We just moved into a new house and there is a Tiara I gas stove. I followed the instructions to get it to work, but the instructions are not perfectly clear. And I want to make sure that I fully understand how this stove works.

Firstly, there is a switch on top of the stove. What exactly is this? it says "on/off". I think it's the main on/off switch, but it does not work if I use my wall remote to turn it on. Can someone explain this better to me?

Secondly, there is a plug in the back...I think it goes to a "fan", but I never hear anything turn on or off when I plug in or unplug it. Can someone help me understand this?

Thirdly, where exactly is the pilot button? It is illustrated in the instruction manual, but I don't see that button on my unit. I basically push the "on/pilot/off" nob in and it lights.

Lastly, and most importantly, I basically would like clear step by step instructions on how to turn it on properly. Although I am able to get it to work, I want to do it the right way.

thank you!


----------



## DAKSY (Feb 14, 2014)

First off, welcome to Hearth.com. You should be able to find many answers here. 
The On/Off switch & remote are mutually exclusive, & they are BOTH considered switches. 
If you turn the unit on with one of them, you have to turn it OFF with the same one. No two ways about it.
Your blower is on a snap-disk (aka thermo-disk). This disk is heat sensitive & will not actuate the blower
until it reaches a certain temperature.

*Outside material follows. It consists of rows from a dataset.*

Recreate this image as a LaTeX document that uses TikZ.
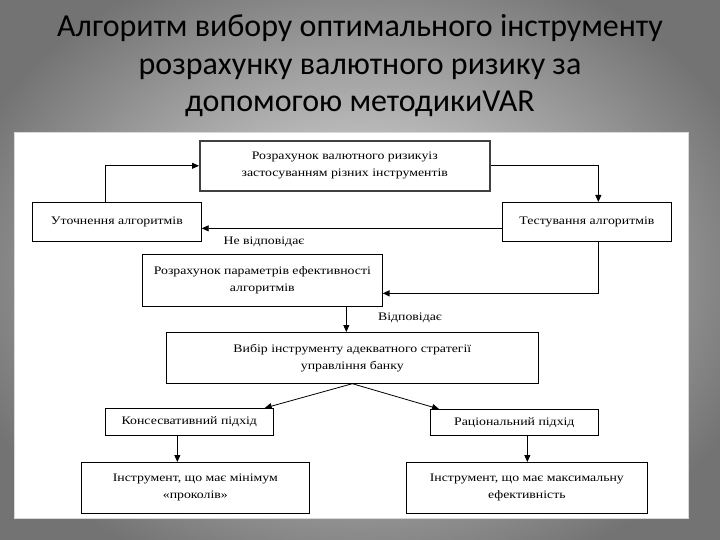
\documentclass[tikz,border=0pt]{standalone}
\usepackage{fontspec}
\setmainfont{Liberation Serif}
\newfontfamily\titlefont{Carlito}
\newfontfamily\diagfont[FakeStretch=1.2]{Liberation Serif}
\usetikzlibrary{arrows.meta,calc}
\tikzset{
  box/.style={draw=black, line width=0.7pt, fill=white, anchor=north west, inner sep=1pt,
    align=center, font=\diagfont\fontsize{11.5}{17}\selectfont},
  topbox/.style={box, draw=black!75, line width=1.6pt},
  arr/.style={draw=black, line width=0.8pt, -{Triangle[length=7pt,width=6pt]}},
  thickarr/.style={arr, line width=1.5pt},
  lbl/.style={font=\diagfont\fontsize{11.5}{13}\selectfont, inner sep=0pt},
  ttl/.style={font=\titlefont\fontsize{32}{38}\selectfont, inner sep=0pt, anchor=base}
}
\begin{document}
\begin{tikzpicture}[x=1pt,y=-1pt]
\useasboundingbox (0,0) rectangle (720,540);
\shade[inner color=black!8, outer color=black!55] (-60,-60) rectangle (780,600);
\node[ttl] (t1) at (360,37) {Алгоритм вибору оптимального інструменту};
\node[ttl] (t2) at (360,75) {розрахунку валютного ризику за};
\node[ttl] (t3) at (360,112) {допомогою методикиVAR};
\path[fill=white, draw=black!15, line width=1pt] (14,133) rectangle (688,518);

\node[topbox, minimum width=290pt, minimum height=50pt] (b1) at (199,140)
  {Розрахунок валютного ризикуіз\\застосуванням різних інструментів};
\node[box, minimum width=169pt, minimum height=39pt] (b2) at (32,202) {Уточнення алгоритмів};
\node[box, minimum width=169pt, minimum height=39pt] (b3) at (502,202) {Тестування алгоритмів};
\node[box, minimum width=240pt, minimum height=52pt] (b4) at (142,254)
  {Розрахунок параметрів ефективності\\алгоритмів};
\node[box, minimum width=372pt, minimum height=51pt] (b5) at (166,332)
  {Вибір інструменту адекватного стратегії\\управління банку};
\node[box, minimum width=168pt, minimum height=27pt] (b6) at (105,408) {Консесвативний підхід};
\node[box, minimum width=168pt, minimum height=26pt] (b7) at (430,409) {Раціональний підхід};
\node[box, minimum width=228pt, minimum height=51pt] (b8) at (81,462)
  {Інструмент, що має мінімум\\«проколів»};
\node[box, minimum width=241pt, minimum height=51pt] (b9) at (406,462)
  {Інструмент, що має максимальну\\ефективність};

\coordinate (p2) at ([xshift=-11.5pt]b2.north);
\coordinate (p3) at ([xshift=11.5pt]b3.north);
\coordinate (q3) at ([xshift=11.5pt]b3.south);
\coordinate (p5) at ([xshift=-6pt]b5.north);
\coordinate (p6) at ([xshift=-12pt]b6.south);
\coordinate (p7) at ([xshift=13pt]b7.south);

\draw[arr] (p2) |- (b1.west);
\draw[arr] (b1.east) -| (p3);
\draw[arr] ([yshift=-6.5pt]b3.west) -- ([yshift=-6.5pt]b2.east);
\node[lbl] (l1) at (264,242) {Не відповідає};
\draw[thickarr] (q3) |- ([yshift=-13pt]b4.east);
\draw[arr] (b4.south -| p5) -- (p5);
\node[lbl] (l2) at (410,318) {Відповідає};
\draw[arr] (b5.south) -- ([xshift=-9pt]b6.north east);
\draw[arr] (b5.south) -- ([xshift=9pt]b7.north west);
\draw[arr] (p6) -- (p6 |- b8.north);
\draw[arr] (p7) -- (p7 |- b9.north);
\end{tikzpicture}
\end{document}
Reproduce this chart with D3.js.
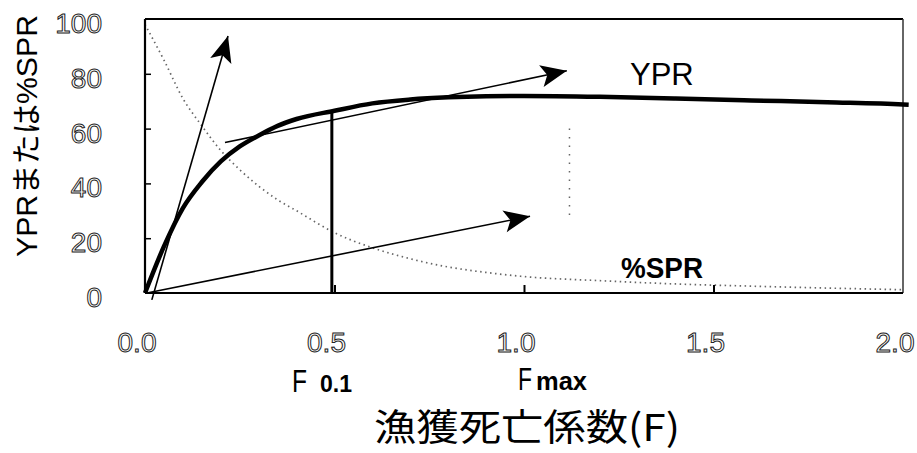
<!DOCTYPE html>
<html>
<head>
<meta charset="utf-8">
<script src="https://cdn.jsdelivr.net/npm/d3@7/dist/d3.min.js"></script>
<style>
  html, body { margin: 0; padding: 0; background: #fff; }
  svg { display: block; }
</style>
</head>
<body>
<svg id="chart" width="917" height="453"></svg>
<script>
// Fishing mortality F and the two per-recruit curves
const F   = [0, 0.05, 0.1, 0.15, 0.2, 0.25, 0.3, 0.35, 0.4, 0.5, 0.6, 0.7, 0.8, 0.9, 1.0, 1.2, 1.4, 1.6, 1.8, 2.0, 2.015];
const ypr = [0, 17, 31, 40.5, 48, 53.5, 57.5, 61, 63.5, 66.5, 69.2, 70.6, 71.4, 71.8, 71.9, 71.6, 71.0, 70.3, 69.6, 68.8, 68.7];
const spr = [98, 85, 71, 61, 52, 45, 39, 34, 30, 22, 16.5, 12.5, 9.5, 7.5, 6, 4.5, 3.3, 2.5, 1.8, 1.2, 1.2];

// Slope arrows (start F, start value, end F, end value)
const arrowF0 = [0.018, 0.211, 0.005];
const arrowY0 = [-2.5, 54.9, 0];
const arrowF1 = [0.219, 1.113, 1.016];
const arrowY1 = [93.8, 81.1, 28];

// Reference points
const F01 = 0.493;
const F01value = 66.3;
const guideF = 1.12;
const guideRange = [26.5, 60];

// Axes
const xTicks = [0, 0.5, 1.0, 1.5, 2.0];
const xTickLabels = ["0.0", "0.5", "1.0", "1.5", "2.0"];
const yTicks = [0, 20, 40, 60, 80, 100];
const yTickLabels = ["0", "20", "40", "60", "80", "100"];
const yTitle = "YPRまたは%SPR";
const xTitle = "漁獲死亡係数(F)";

const svg = d3.select("#chart");
const x = d3.scaleLinear().domain([0, 2]).range([145, 903]);
const y = d3.scaleLinear().domain([0, 100]).range([293, 19]);

const latin = "'Liberation Sans', Arial, sans-serif";
const cjk = "'Liberation Sans', 'Noto Sans CJK JP', sans-serif";

// arrowhead
svg.append("defs").append("marker")
  .attr("id", "head")
  .attr("markerUnits", "userSpaceOnUse")
  .attr("viewBox", "-27 -12 28 24")
  .attr("refX", 0).attr("refY", 0)
  .attr("markerWidth", 28).attr("markerHeight", 24)
  .attr("orient", "auto")
  .append("path")
  .attr("d", "M0,0 L-26,-11 L-20,0 L-26,11 Z")
  .attr("fill", "#000");

// frame: top and right
svg.append("line").attr("x1", x(0)).attr("x2", x(2)).attr("y1", y(100)).attr("y2", y(100))
  .attr("stroke", "#000").attr("stroke-width", 2);
svg.append("line").attr("x1", x(2)).attr("x2", x(2)).attr("y1", y(100)).attr("y2", y(0))
  .attr("stroke", "#333").attr("stroke-width", 1.5);

// %SPR dotted curve
const pts = F.map((f, i) => ({ f, ypr: ypr[i], spr: spr[i] }));
svg.append("path")
  .datum(pts.filter(d => d.f <= 2))
  .attr("fill", "none")
  .attr("stroke", "#666")
  .attr("stroke-width", 1.7)
  .attr("stroke-dasharray", "1.5,3.5")
  .attr("d", d3.line().x(d => x(d.f)).y(d => y(d.spr)).curve(d3.curveMonotoneX));

// dotted guide
svg.append("line")
  .attr("x1", x(guideF)).attr("x2", x(guideF))
  .attr("y1", y(guideRange[1])).attr("y2", y(guideRange[0]))
  .attr("stroke", "#666").attr("stroke-width", 1.5)
  .attr("stroke-dasharray", "1.5,7");

// slope arrows
arrowF0.forEach((f0, i) => {
  svg.append("line")
    .attr("x1", x(f0)).attr("y1", y(arrowY0[i]))
    .attr("x2", x(arrowF1[i])).attr("y2", y(arrowY1[i]))
    .attr("stroke", "#000").attr("stroke-width", 1.6)
    .attr("marker-end", "url(#head)");
});

// YPR curve
svg.append("path")
  .datum(pts)
  .attr("fill", "none")
  .attr("stroke", "#000")
  .attr("stroke-width", 4.5)
  .attr("stroke-linejoin", "round")
  .attr("d", d3.line().x(d => x(d.f)).y(d => y(d.ypr)).curve(d3.curveMonotoneX));

// F0.1 vertical
svg.append("line")
  .attr("x1", x(F01)).attr("x2", x(F01))
  .attr("y1", y(0)).attr("y2", y(F01value))
  .attr("stroke", "#000").attr("stroke-width", 3);

// left axis
const yAxis = svg.append("g").attr("transform", `translate(${x(0)},0)`)
  .call(d3.axisRight(y).tickValues(yTicks.slice(1, -1)).tickSize(6).tickFormat(""));
yAxis.select(".domain").attr("stroke", "#000").attr("stroke-width", 2.2).attr("d", `M0,${y(100)}V${y(0)}`);
yAxis.selectAll(".tick line").attr("stroke", "#000").attr("stroke-width", 1.5);

// bottom axis
const xAxis = svg.append("g").attr("transform", `translate(0,${y(0)})`)
  .call(d3.axisTop(x).tickValues(xTicks.slice(1, -1)).tickSize(8).tickFormat(""));
xAxis.select(".domain").attr("stroke", "#000").attr("stroke-width", 2.2).attr("d", `M${x(0)},0H${x(2)}`);
xAxis.selectAll(".tick line").attr("stroke", "#000").attr("stroke-width", 2);

// tick labels (light outlined digits)
svg.append("g").selectAll("text").data(yTicks).join("text")
  .attr("x", 102).attr("y", d => y(d) + 14)
  .attr("text-anchor", "end")
  .attr("font-family", latin).attr("font-size", 28)
  .attr("fill", "#fff").attr("stroke", "#222").attr("stroke-width", 1)
  .text((d, i) => yTickLabels[i]);

svg.append("g").selectAll("text").data(xTicks).join("text")
  .attr("x", d => x(d) - 8).attr("y", 352)
  .attr("text-anchor", "middle")
  .attr("font-family", latin).attr("font-size", 28)
  .attr("fill", "#fff").attr("stroke", "#222").attr("stroke-width", 1)
  .text((d, i) => xTickLabels[i]);

// curve labels
svg.append("text").attr("x", 630).attr("y", 85)
  .attr("font-family", latin).attr("font-size", 31).attr("fill", "#000")
  .text("YPR");
svg.append("text").attr("x", 621).attr("y", 278)
  .attr("font-family", latin).attr("font-size", 29).attr("font-weight", "bold").attr("fill", "#000")
  .attr("textLength", 82).attr("lengthAdjust", "spacingAndGlyphs")
  .text("%SPR");

// reference-point labels
const f01 = svg.append("text").attr("y", 392).attr("font-family", latin).attr("fill", "#000");
f01.append("tspan").attr("x", 292).attr("font-size", 32)
  .attr("textLength", 15).attr("lengthAdjust", "spacingAndGlyphs").text("F");
f01.append("tspan").attr("x", 320).attr("font-size", 23).attr("font-weight", "bold")
  .attr("textLength", 32).attr("lengthAdjust", "spacingAndGlyphs").text("0.1");

const fmax = svg.append("text").attr("y", 390).attr("font-family", latin).attr("fill", "#000");
fmax.append("tspan").attr("x", 518).attr("font-size", 32)
  .attr("textLength", 14).attr("lengthAdjust", "spacingAndGlyphs").text("F");
fmax.append("tspan").attr("x", 536).attr("font-size", 26).attr("font-weight", "bold")
  .attr("textLength", 51).attr("lengthAdjust", "spacingAndGlyphs").text("max");

// axis titles
svg.append("text")
  .attr("transform", "translate(37,136) rotate(-90)")
  .attr("text-anchor", "middle")
  .attr("font-family", cjk).attr("font-size", 30).attr("fill", "#000")
  .attr("textLength", 242).attr("lengthAdjust", "spacingAndGlyphs")
  .text(yTitle);

svg.append("text")
  .attr("x", 527).attr("y", 441)
  .attr("text-anchor", "middle")
  .attr("font-family", "'Noto Sans CJK JP', sans-serif").attr("font-size", 37).attr("fill", "#000")
  .attr("textLength", 306).attr("lengthAdjust", "spacingAndGlyphs")
  .text(xTitle);
</script>
</body>
</html>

It is set up in this manner so that it will not blow cold air.
The pilot knob is on the gas valve. To light the pilot, turn the knob until the word pilot is aligned with the
 position indicator on the valve. Once in this position, the knob is depressed to ignite the pilot.
This allows for a one-handed pilot ignition.
For the proper operation of your unit, refer to the owner's manual. If something in the instructions
is unclear, ask us to clarify that part.
There's no way anyone here has the time to walk you thru every step.
Good luck with your new gas unit!


----------



## CharlesLogan (Feb 14, 2014)

Perfect. Thank you Bob. All questions were answered!


----------